Kirkside (1815)

Kirkside

When Wayland’s 1725 First Parish meetinghouse was taken down, in 1814-1815, to make way for a new church, materials from the old building were used to construct a house and store just to the east. Originally known as the Old Green Store, it has a hipped roof and a second-floor meeting hall, which was used by the town from 1815 to 1845. This hall was constructed as part of the builders’ deal to get the old meetinghouse’s beams and timbers in exchange for letting the town use the hall for thirty years. In 1825, when the First Parish church was split between Calvinists and Unitarians, Rev.
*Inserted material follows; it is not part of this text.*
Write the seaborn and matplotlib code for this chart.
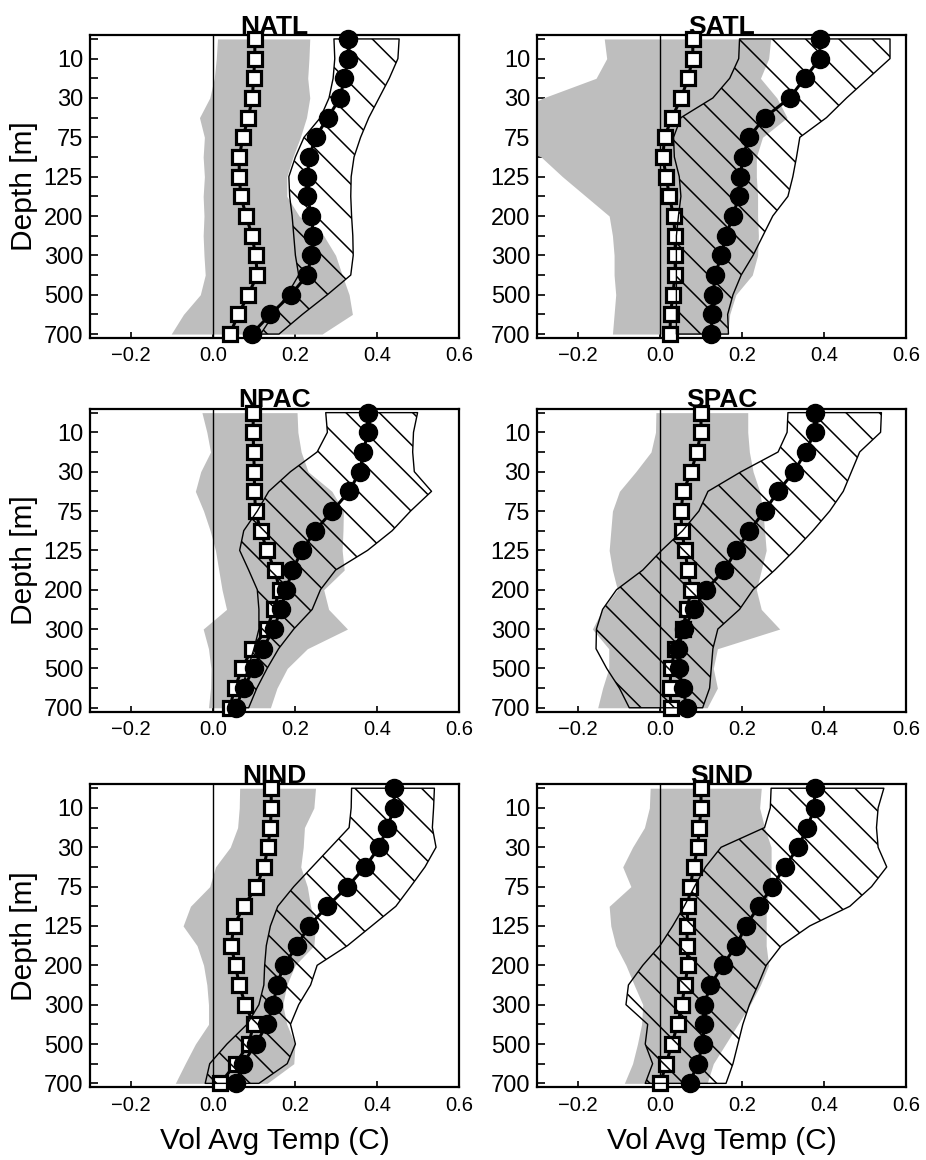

Lyman Beecher held a series of meetings in the hall to denounce the Unitarians. In 1849, choir members used the meeting room to rehearse the new hymn by Rev. Edmund Sears, “It Came Upon the Midnight Clear.” The house was later converted into a summer residence, named Kirkside, by William Bullard, a wealthy Cambridge banker, in 1889. He expanded and updated the house to the Colonial Revival style and placed elaborate French wallpaper in the meeting hall/ballroom. In 1920, the house was purchased by William C. Loring, an artist who taught at the Rhode Island School of Design, and his wife, Mildred Loring, an antiques dealer, who used the meeting hall as her sales room. The restoration of the house by its current owners, in 1991, was featured on the PBS television program, This Old House.